___ DATA SEGMENT ___

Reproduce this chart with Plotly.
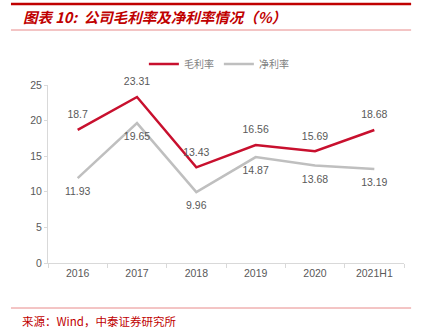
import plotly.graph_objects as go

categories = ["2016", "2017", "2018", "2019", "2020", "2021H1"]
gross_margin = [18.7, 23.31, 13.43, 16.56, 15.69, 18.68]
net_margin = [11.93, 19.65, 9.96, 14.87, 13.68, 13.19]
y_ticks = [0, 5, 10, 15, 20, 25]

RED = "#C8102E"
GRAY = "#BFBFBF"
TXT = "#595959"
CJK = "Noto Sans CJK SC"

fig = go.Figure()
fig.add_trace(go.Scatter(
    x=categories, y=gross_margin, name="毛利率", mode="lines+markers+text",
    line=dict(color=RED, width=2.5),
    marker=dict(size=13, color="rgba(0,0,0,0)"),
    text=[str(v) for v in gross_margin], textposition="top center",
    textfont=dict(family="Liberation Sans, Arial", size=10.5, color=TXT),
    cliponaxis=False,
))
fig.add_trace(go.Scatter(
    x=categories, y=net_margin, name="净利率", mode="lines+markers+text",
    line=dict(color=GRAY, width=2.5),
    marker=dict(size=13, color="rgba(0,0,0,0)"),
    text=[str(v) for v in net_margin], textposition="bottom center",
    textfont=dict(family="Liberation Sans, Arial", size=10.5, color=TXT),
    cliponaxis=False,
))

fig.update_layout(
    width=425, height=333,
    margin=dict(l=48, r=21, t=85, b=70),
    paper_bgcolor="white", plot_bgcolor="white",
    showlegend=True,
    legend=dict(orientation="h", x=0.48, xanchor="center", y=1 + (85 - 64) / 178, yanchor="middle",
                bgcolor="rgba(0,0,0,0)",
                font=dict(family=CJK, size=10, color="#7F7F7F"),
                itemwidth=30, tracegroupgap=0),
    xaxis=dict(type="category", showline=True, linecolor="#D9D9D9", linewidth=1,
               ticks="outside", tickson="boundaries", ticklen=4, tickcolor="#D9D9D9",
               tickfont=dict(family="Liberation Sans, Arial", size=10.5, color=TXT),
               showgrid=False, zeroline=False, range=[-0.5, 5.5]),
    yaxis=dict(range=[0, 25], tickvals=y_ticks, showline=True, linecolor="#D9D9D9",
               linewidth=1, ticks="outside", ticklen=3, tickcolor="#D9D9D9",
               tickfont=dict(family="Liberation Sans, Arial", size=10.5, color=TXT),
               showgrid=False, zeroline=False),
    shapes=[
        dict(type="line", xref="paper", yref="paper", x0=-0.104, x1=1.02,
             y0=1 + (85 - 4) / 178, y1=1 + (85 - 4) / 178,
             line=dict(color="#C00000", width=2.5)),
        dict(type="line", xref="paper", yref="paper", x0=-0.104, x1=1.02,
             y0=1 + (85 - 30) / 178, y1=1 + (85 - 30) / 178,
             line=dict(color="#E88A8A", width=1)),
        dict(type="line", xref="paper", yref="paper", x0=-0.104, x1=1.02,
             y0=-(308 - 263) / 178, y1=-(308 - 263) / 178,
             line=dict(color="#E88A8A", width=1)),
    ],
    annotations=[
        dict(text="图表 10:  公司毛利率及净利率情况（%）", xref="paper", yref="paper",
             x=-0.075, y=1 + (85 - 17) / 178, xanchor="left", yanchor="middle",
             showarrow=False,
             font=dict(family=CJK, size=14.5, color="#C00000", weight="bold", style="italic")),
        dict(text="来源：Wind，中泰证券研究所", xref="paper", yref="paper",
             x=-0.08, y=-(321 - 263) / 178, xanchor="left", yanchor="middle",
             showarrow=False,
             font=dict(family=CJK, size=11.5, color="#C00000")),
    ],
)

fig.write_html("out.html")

___

TASK DESCRIPTION
Omit the pictures and reproduce the listing exactly.

EXERCISE ANSWER
Reproduce this chart with Plotly.
import plotly.graph_objects as go

categories = ["2016", "2017", "2018", "2019", "2020", "2021H1"]
gross_margin = [18.7, 23.31, 13.43, 16.56, 15.69, 18.68]
net_margin = [11.93, 19.65, 9.96, 14.87, 13.68, 13.19]
y_ticks = [0, 5, 10, 15, 20, 25]

RED = "#C8102E"
GRAY = "#BFBFBF"
TXT = "#595959"
CJK = "Noto Sans CJK SC"

fig = go.Figure()
fig.add_trace(go.Scatter(
    x=categories, y=gross_margin, name="毛利率", mode="lines+markers+text",
    line=dict(color=RED, width=2.5),
    marker=dict(size=13, color="rgba(0,0,0,0)"),
    text=[str(v) for v in gross_margin], textposition="top center",
    textfont=dict(family="Liberation Sans, Arial", size=10.5, color=TXT),
    cliponaxis=False,
))
fig.add_trace(go.Scatter(
    x=categories, y=net_margin, name="净利率", mode="lines+markers+text",
    line=dict(color=GRAY, width=2.5),
    marker=dict(size=13, color="rgba(0,0,0,0)"),
    text=[str(v) for v in net_margin], textposition="bottom center",
    textfont=dict(family="Liberation Sans, Arial", size=10.5, color=TXT),
    cliponaxis=False,
))

fig.update_layout(
    width=425, height=333,
    margin=dict(l=48, r=21, t=85, b=70),
    paper_bgcolor="white", plot_bgcolor="white",
    showlegend=True,
    legend=dict(orientation="h", x=0.48, xanchor="center", y=1 + (85 - 64) / 178, yanchor="middle",
                bgcolor="rgba(0,0,0,0)",
                font=dict(family=CJK, size=10, color="#7F7F7F"),
                itemwidth=30, tracegroupgap=0),
    xaxis=dict(type="category", showline=True, linecolor="#D9D9D9", linewidth=1,
               ticks="outside", tickson="boundaries", ticklen=4, tickcolor="#D9D9D9",
               tickfont=dict(family="Liberation Sans, Arial", size=10.5, color=TXT),
               showgrid=False, zeroline=False, range=[-0.5, 5.5]),
    yaxis=dict(range=[0, 25], tickvals=y_ticks, showline=True, linecolor="#D9D9D9",
               linewidth=1, ticks="outside", ticklen=3, tickcolor="#D9D9D9",
               tickfont=dict(family="Liberation Sans, Arial", size=10.5, color=TXT),
               showgrid=False, zeroline=False),
    shapes=[
        dict(type="line", xref="paper", yref="paper", x0=-0.104, x1=1.02,
             y0=1 + (85 - 4) / 178, y1=1 + (85 - 4) / 178,
             line=dict(color="#C00000", width=2.5)),
        dict(type="line", xref="paper", yref="paper", x0=-0.104, x1=1.02,
             y0=1 + (85 - 30) / 178, y1=1 + (85 - 30) / 178,
             line=dict(color="#E88A8A", width=1)),
        dict(type="line", xref="paper", yref="paper", x0=-0.104, x1=1.02,
             y0=-(308 - 263) / 178, y1=-(308 - 263) / 178,
             line=dict(color="#E88A8A", width=1)),
    ],
    annotations=[
        dict(text="图表 10:  公司毛利率及净利率情况（%）", xref="paper", yref="paper",
             x=-0.075, y=1 + (85 - 17) / 178, xanchor="left", yanchor="middle",
             showarrow=False,
             font=dict(family=CJK, size=14.5, color="#C00000", weight="bold", style="italic")),
        dict(text="来源：Wind，中泰证券研究所", xref="paper", yref="paper",
             x=-0.08, y=-(321 - 263) / 178, xanchor="left", yanchor="middle",
             showarrow=False,
             font=dict(family=CJK, size=11.5, color="#C00000")),
    ],
)

fig.write_html("out.html")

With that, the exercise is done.